I have been accused of being many a thing in the past, but this was a first. There was no point in continuing the conversation so we requested our friends in the village to talk some sense into the fellow's military cranium and left it that. The freestyle dance action was about to start at the other end and this was the last bogging down we needed.

Sunil said he will take fix it and asked me to donate something for the event. (It’s a custom. You bring fruits which will be distributed to the audience or you contribute something...any amount). We gave a small donation, which the emcee took as an excuse to introduce us to the audience: “These people have come from Kerala, the most literate state in our country with extremely intelligent people.” I felt like climbing up a flag post or something and sitting there till the show was over. Either that or borrow Bheem's mace for a second to make it quick and clean.
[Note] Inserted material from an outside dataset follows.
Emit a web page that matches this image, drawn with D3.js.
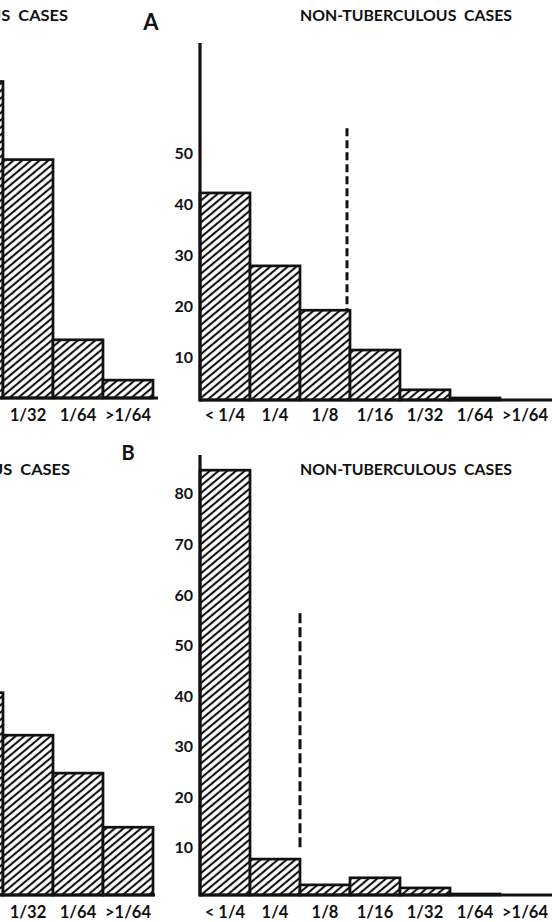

We participated in the dance along with the Pandavas trying to mimic their swaying motion without much success but with much mirth. That continued for a while till the emcee announced it was time for freestyle. The drum beats picked up. A fellow from the village did a short solo dance that I attribute more to the lax enforcement of alcohol ban than to anything else. JK sensed his opportunity and he leaped on to the stage. I am not sure as I write it about it now if it was Bhangra or Dappankuthu, but the crowd loved it. Truth be told, the women went absolutely bananas and started whistling. In what would go down as a first in the history of Pandav Melas, the emcee announced something to the effect of “Aurat logon se ek nivedan hein. Pandav Mela ke dauraan, kripayaa seethi math bajaayiye”. (Request to all the womenfolk. Please do not whistle during Pandav Mela!)
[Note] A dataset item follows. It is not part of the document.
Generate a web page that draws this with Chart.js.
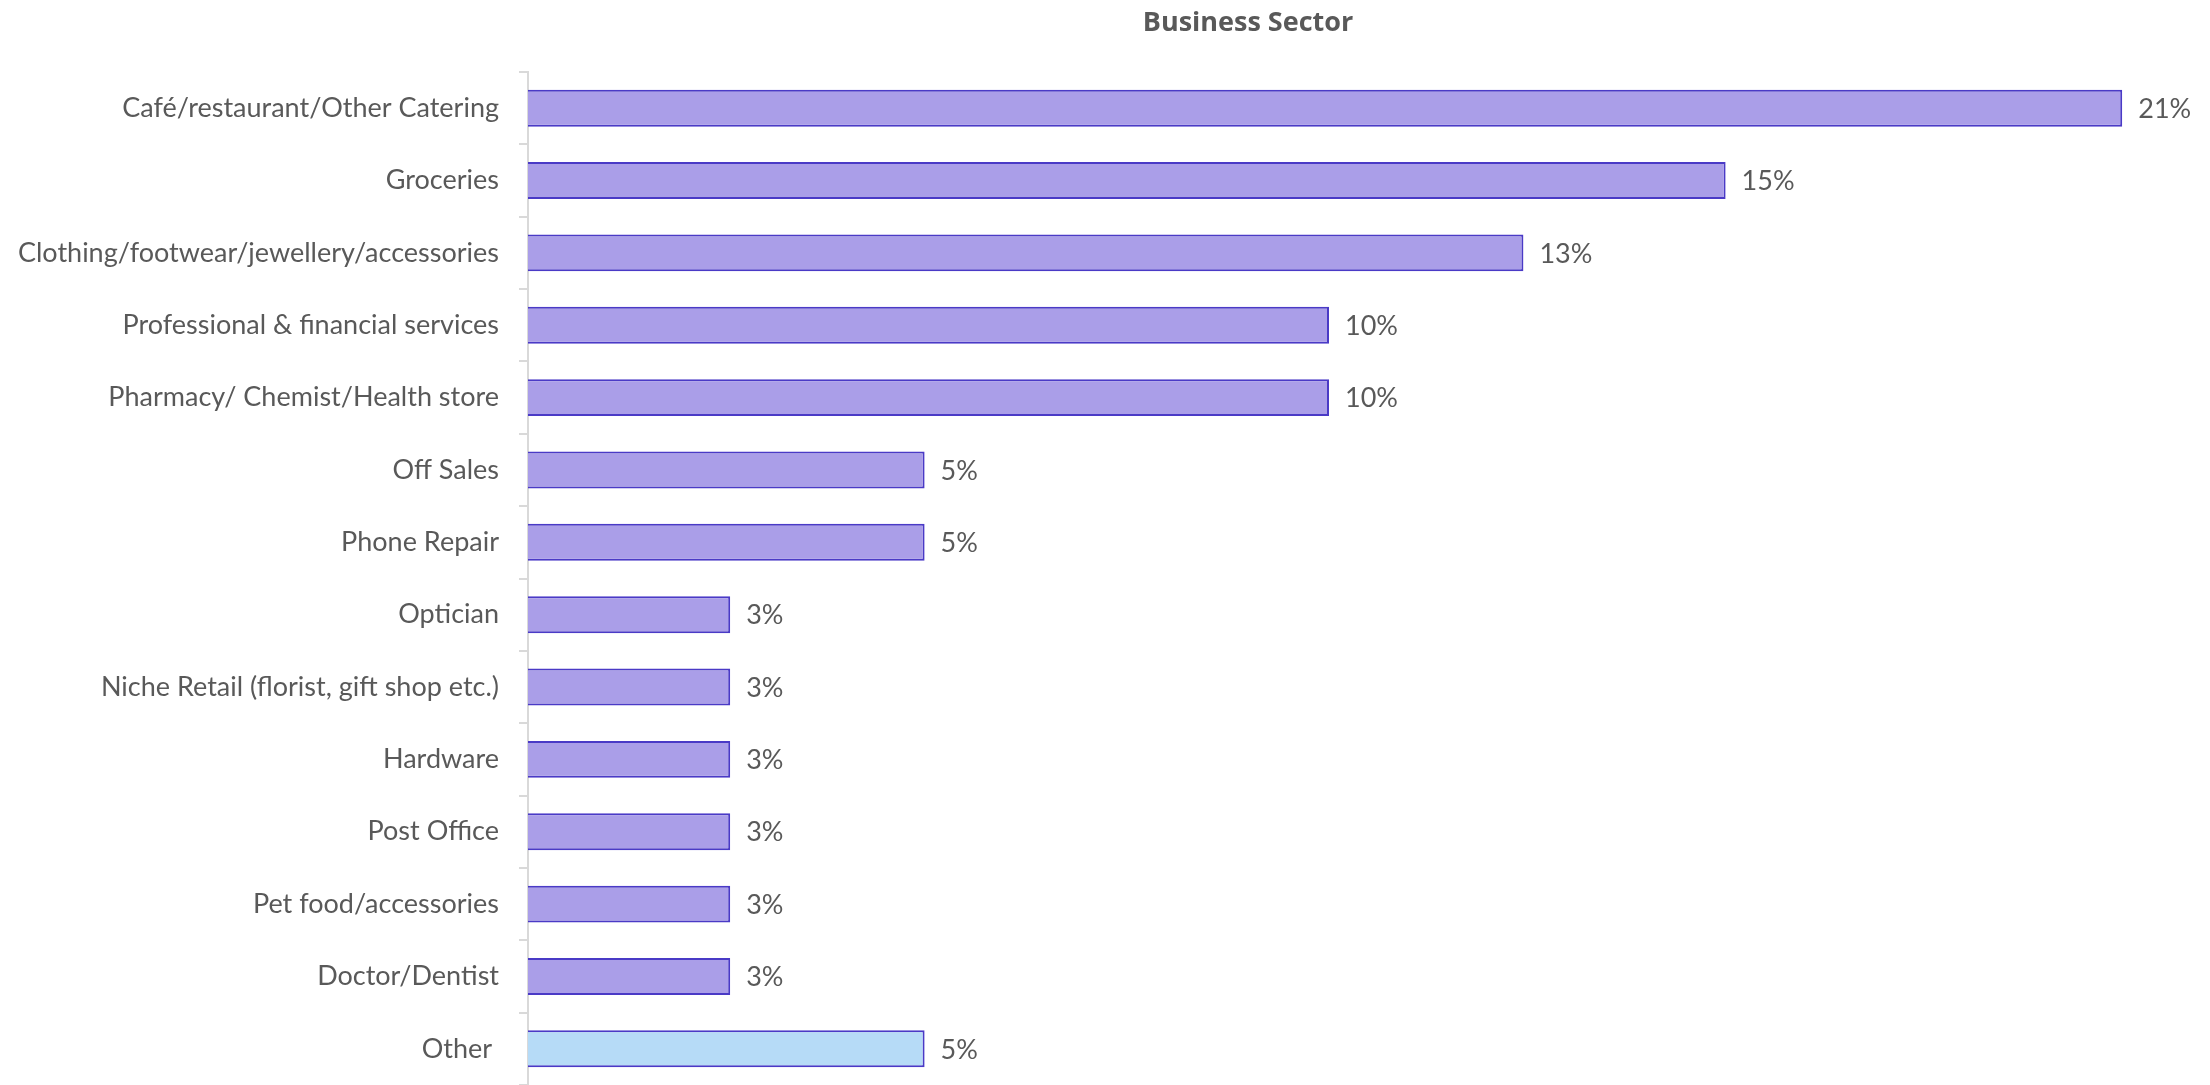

Like all the good things, this too got over sooner than we would have liked. We said our goodbyes and started our tiring trudge up to the road. Surprise! The soldier rushes in and blocks our path! Before I could wonder “what now”, he touched our feet, hugged, and said “Galti se ho gaya. Apna bhai samajh ke maaf kar dena”. (I made a mistake. Consider me as your brother and forgive me.)

At that exact moment, all the chill surrounding us vanished. The irritating interlude meant nothing at all, and I said to myself...“You could have been Duryodhan….you were almost there...almost.”